Theorem. Let $Y \subseteq \mathbb{A}^n$ be an affine variety with affine coordinate ring $A(Y)$. Then $\mathcal{O}(Y) \cong A(Y)$.

Proof. We define a map $\alpha : A(Y) \rightarrow \mathcal{O}(Y)$. Every polynomial $f \in A = k[x_1, \ldots, x_n]$ defines a regular function on $\mathbb{A}^n$ and hence on $Y$. Thus we have a homomorphism $A \rightarrow \mathcal{O}(Y)$. Its kernel is $I(Y)$, so we have an injective homomorphism $\alpha : A(Y) \rightarrow \mathcal{O}(Y)$.

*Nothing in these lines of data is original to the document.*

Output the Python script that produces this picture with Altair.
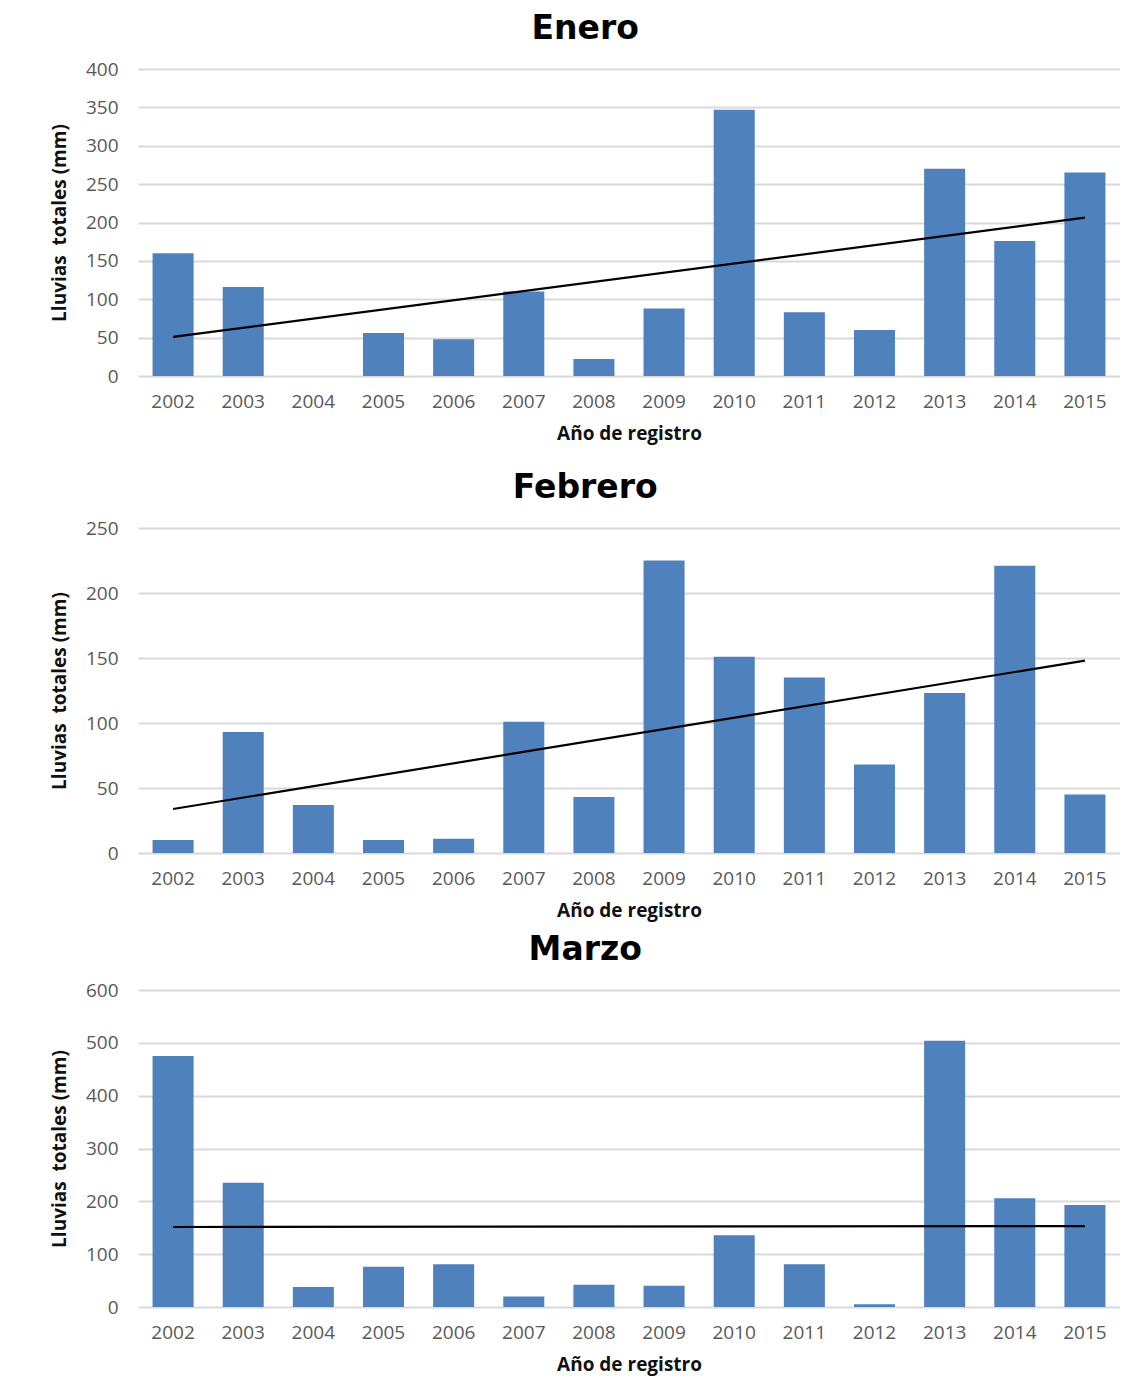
import altair as alt
import pandas as pd

years = [str(y) for y in range(2002, 2016)]
enero = [160, 116, 0, 56, 48, 110, 22, 88, 347, 83, 60, 270, 176, 265]
febrero = [10, 93, 37, 10, 11, 101, 43, 225, 151, 135, 68, 123, 221, 45]
marzo = [475, 235, 38, 76, 81, 20, 42, 40, 136, 81, 5, 504, 206, 193]

titles = ["Enero", "Febrero", "Marzo"]
y_max = [400, 250, 600]
y_step = [50, 50, 100]
heights = [307, 325, 317]

BAR = "#4F81BD"
GRID = "#D9D9D9"


def panel(title, values, ymax, step, h):
    df = pd.DataFrame({"year": years, "yr": [int(y) for y in years], "mm": values})
    base = alt.Chart(df)
    x = alt.X(
        "year:O",
        scale=alt.Scale(domain=years, paddingInner=0.415, paddingOuter=0.2075),
        axis=alt.Axis(
            title="Año de registro",
            labelAngle=0,
            labelFont="Open Sans",
            labelFontSize=19,
            labelColor="#595959",
            labelPadding=16,
            ticks=False,
            domain=False,
            grid=False,
            titleFont="Open Sans",
            titleFontSize=19,
            titleFontWeight="bold",
            titleColor="#111111",
            titlePadding=13,
        ),
    )
    y = alt.Y(
        "mm:Q",
        scale=alt.Scale(domain=[0, ymax], nice=False),
        axis=alt.Axis(
            values=list(range(0, ymax + 1, step)),
            labelOverlap=False,
            title="Lluvias\u00a0 totales (mm)",
            labelFont="Open Sans",
            labelFontSize=19,
            labelColor="#595959",
            labelPadding=20,
            ticks=False,
            domain=False,
            grid=True,
            gridColor=GRID,
            gridWidth=2,
            titleFont="Open Sans",
            titleFontSize=19,
            titleFontWeight="bold",
            titleColor="#111111",
            titlePadding=16,
        ),
    )
    bars = base.mark_bar(color=BAR).encode(x=x, y=y)
    trend = (
        base.transform_regression("yr", "mm")
        .transform_calculate(year="toString(datum.yr)")
        .mark_line(color="black", strokeWidth=2.2)
        .encode(x=x, y=y)
    )
    return alt.layer(bars, trend).properties(
        width=982,
        height=h,
        view=alt.ViewBackground(stroke="transparent", strokeWidth=0),
        title=alt.TitleParams(
            title,
            font="DejaVu Sans",
            fontSize=33,
            fontWeight="bold",
            color="#000000",
            anchor="middle",
            frame="bounds",
            offset=14,
        ),
    )


p1 = panel(titles[0], enero, y_max[0], y_step[0], heights[0])
p2 = panel(titles[1], febrero, y_max[1], y_step[1], heights[1])
p3 = panel(titles[2], marzo, y_max[2], y_step[2], heights[2])

chart = (
    alt.vconcat(p1, alt.vconcat(p2, p3, spacing=14), spacing=29)
    .properties(padding={"left": 42, "top": 5, "right": 0, "bottom": 12})
    .configure_view(strokeWidth=0, stroke="transparent")
    .configure(background="white")
)

chart.save("out.html", embed_options={"renderer": "svg", "actions": False})
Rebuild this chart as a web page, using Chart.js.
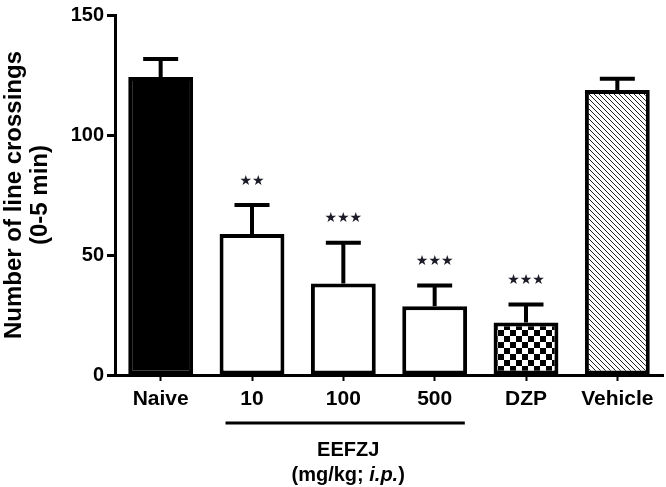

Now note that $\mathcal{O}(Y) \subseteq \displaystyle \bigcap_{P \in Y} \mathcal{O}_P$, where all our rings are regarded as subrings of $K(Y)$. Now by Theorem 3.2 in Hartshorne parts (b) and (c) we have $A(Y) \subseteq \mathcal{O}(Y) \subseteq \displaystyle \bigcap_{m} A(Y)_m$, where $m$ runs over all maximal ideals of $A(Y)$. Equality now follows from the algebraic fact that if $B$ is an integral domain, then $B$ is equal to the intersection (inside its quotient field) of its localizations at all maximal ideals.

I don't understand this part:

Its kernel is $I(Y)$, so we have an injective homomorphism $\alpha : A(Y) \rightarrow \mathcal{O}(Y)$.

Why is the kernel $I(Y)$? Also, why is this an injective homomorphism? Thanks in advance.